▸ **COLLECTED DATA**
>> Start

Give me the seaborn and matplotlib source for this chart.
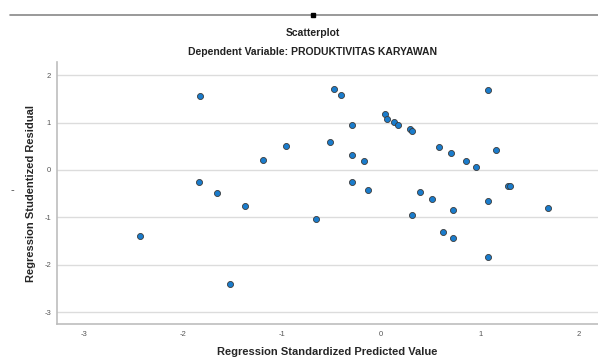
import numpy as np
import pandas as pd
import matplotlib
matplotlib.use("Agg")
import matplotlib.pyplot as plt
from matplotlib.lines import Line2D
import seaborn as sns

# data (standardized predicted vs studentized residual)
pred_std = [-1.833, -1.843, -1.655, -1.382, -1.194, -0.965, -2.439, -1.530,
            -0.473, -0.402, 1.079, 0.035, 0.056, 0.126, 0.170, -0.291,
            0.295, 0.315, -0.520, -0.295, -0.170, 0.581, 0.702, 0.854,
            0.955, 1.163, -0.295, -0.136, 0.396, 0.517, 0.729, 1.076,
            1.284, 1.301, 1.689, 0.315, -0.655, 0.624, 0.725, 1.079]
resid_stud = [1.571, -0.247, -0.486, -0.768, 0.211, 0.514, -1.389, -2.404,
              1.712, 1.592, 1.677, 1.191, 1.078, 1.008, 0.951, 0.958,
              0.860, 0.831, 0.585, 0.317, 0.183, 0.486, 0.352, 0.190,
              0.063, 0.430, -0.261, -0.430, -0.458, -0.620, -0.846, -0.655,
              -0.338, -0.338, -0.810, -0.944, -1.029, -1.304, -1.445, -1.833]
x_ticks = [-3, -2, -1, 0, 1, 2]
y_ticks = [-3, -2, -1, 0, 1, 2]

df = pd.DataFrame({"pred": pred_std, "resid": resid_stud})

sns.set_style("white")
plt.rcParams["font.family"] = ["Liberation Sans", "DejaVu Sans"]

fig = plt.figure(figsize=(5.98, 3.58), dpi=100)
ax = fig.add_axes([0.0948, 0.094, 0.9052, 0.733])

sns.scatterplot(data=df, x="pred", y="resid", ax=ax, s=19,
                color="#1a7ccc", edgecolor="#3a3a3a", linewidth=0.6,
                zorder=3)

ax.set_xlim(-3.28, 2.19)
ax.set_ylim(-3.26, 2.28)
ax.set_xticks(x_ticks)
ax.set_yticks(y_ticks)
ax.set_xticklabels([str(t) for t in x_ticks], fontsize=5.5, color="#555555")
ax.set_yticklabels([str(t) for t in y_ticks], fontsize=5.5, color="#555555")
ax.tick_params(axis="x", length=0, pad=5)
ax.tick_params(axis="y", length=0, pad=4)

ax.yaxis.grid(True, color="#dcdcdc", linewidth=1.0)
ax.xaxis.grid(False)
ax.set_axisbelow(True)
for side in ["top", "right"]:
    ax.spines[side].set_visible(False)
for side in ["left", "bottom"]:
    ax.spines[side].set_color("#bdbdbd")
    ax.spines[side].set_linewidth(1.2)

ax.set_xlabel("Regression Standardized Predicted Value", fontsize=8,
              fontweight="bold", labelpad=6)
ax.set_ylabel("Regression Studentized Residual", fontsize=8,
              fontweight="bold", labelpad=6)

# titles
fig.text(0.523, 0.907, "Scatterplot", ha="center", va="center",
         fontsize=7.5, fontweight="bold", color="#222222")
fig.text(0.523, 0.854, "Dependent Variable: PRODUKTIVITAS KARYAWAN",
         ha="center", va="center", fontsize=7.5, fontweight="bold",
         color="#222222")

# separator line at the top
fig.add_artist(Line2D([0.017, 1.0], [0.958, 0.958], transform=fig.transFigure,
                      color="#888888", linewidth=1.2))
fig.add_artist(Line2D([0.523], [0.958], transform=fig.transFigure,
                      marker="s", markersize=2.5, color="black"))
fig.text(0.02, 0.47, "-", ha="center", va="center", fontsize=8,
         color="#444444")

fig.savefig("out.png", dpi=100)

>> End

▸ **TASK DIRECTIONS**
Leaving out the pictures, repeat the data above exactly.

▸ **SOLUTION TO THIS PROBLEM**
Give me the seaborn and matplotlib source for this chart.
import numpy as np
import pandas as pd
import matplotlib
matplotlib.use("Agg")
import matplotlib.pyplot as plt
from matplotlib.lines import Line2D
import seaborn as sns

# data (standardized predicted vs studentized residual)
pred_std = [-1.833, -1.843, -1.655, -1.382, -1.194, -0.965, -2.439, -1.530,
            -0.473, -0.402, 1.079, 0.035, 0.056, 0.126, 0.170, -0.291,
            0.295, 0.315, -0.520, -0.295, -0.170, 0.581, 0.702, 0.854,
            0.955, 1.163, -0.295, -0.136, 0.396, 0.517, 0.729, 1.076,
            1.284, 1.301, 1.689, 0.315, -0.655, 0.624, 0.725, 1.079]
resid_stud = [1.571, -0.247, -0.486, -0.768, 0.211, 0.514, -1.389, -2.404,
              1.712, 1.592, 1.677, 1.191, 1.078, 1.008, 0.951, 0.958,
              0.860, 0.831, 0.585, 0.317, 0.183, 0.486, 0.352, 0.190,
              0.063, 0.430, -0.261, -0.430, -0.458, -0.620, -0.846, -0.655,
              -0.338, -0.338, -0.810, -0.944, -1.029, -1.304, -1.445, -1.833]
x_ticks = [-3, -2, -1, 0, 1, 2]
y_ticks = [-3, -2, -1, 0, 1, 2]

df = pd.DataFrame({"pred": pred_std, "resid": resid_stud})

sns.set_style("white")
plt.rcParams["font.family"] = ["Liberation Sans", "DejaVu Sans"]

fig = plt.figure(figsize=(5.98, 3.58), dpi=100)
ax = fig.add_axes([0.0948, 0.094, 0.9052, 0.733])

sns.scatterplot(data=df, x="pred", y="resid", ax=ax, s=19,
                color="#1a7ccc", edgecolor="#3a3a3a", linewidth=0.6,
                zorder=3)

ax.set_xlim(-3.28, 2.19)
ax.set_ylim(-3.26, 2.28)
ax.set_xticks(x_ticks)
ax.set_yticks(y_ticks)
ax.set_xticklabels([str(t) for t in x_ticks], fontsize=5.5, color="#555555")
ax.set_yticklabels([str(t) for t in y_ticks], fontsize=5.5, color="#555555")
ax.tick_params(axis="x", length=0, pad=5)
ax.tick_params(axis="y", length=0, pad=4)

ax.yaxis.grid(True, color="#dcdcdc", linewidth=1.0)
ax.xaxis.grid(False)
ax.set_axisbelow(True)
for side in ["top", "right"]:
    ax.spines[side].set_visible(False)
for side in ["left", "bottom"]:
    ax.spines[side].set_color("#bdbdbd")
    ax.spines[side].set_linewidth(1.2)

ax.set_xlabel("Regression Standardized Predicted Value", fontsize=8,
              fontweight="bold", labelpad=6)
ax.set_ylabel("Regression Studentized Residual", fontsize=8,
              fontweight="bold", labelpad=6)

# titles
fig.text(0.523, 0.907, "Scatterplot", ha="center", va="center",
         fontsize=7.5, fontweight="bold", color="#222222")
fig.text(0.523, 0.854, "Dependent Variable: PRODUKTIVITAS KARYAWAN",
         ha="center", va="center", fontsize=7.5, fontweight="bold",
         color="#222222")

# separator line at the top
fig.add_artist(Line2D([0.017, 1.0], [0.958, 0.958], transform=fig.transFigure,
                      color="#888888", linewidth=1.2))
fig.add_artist(Line2D([0.523], [0.958], transform=fig.transFigure,
                      marker="s", markersize=2.5, color="black"))
fig.text(0.02, 0.47, "-", ha="center", va="center", fontsize=8,
         color="#444444")

fig.savefig("out.png", dpi=100)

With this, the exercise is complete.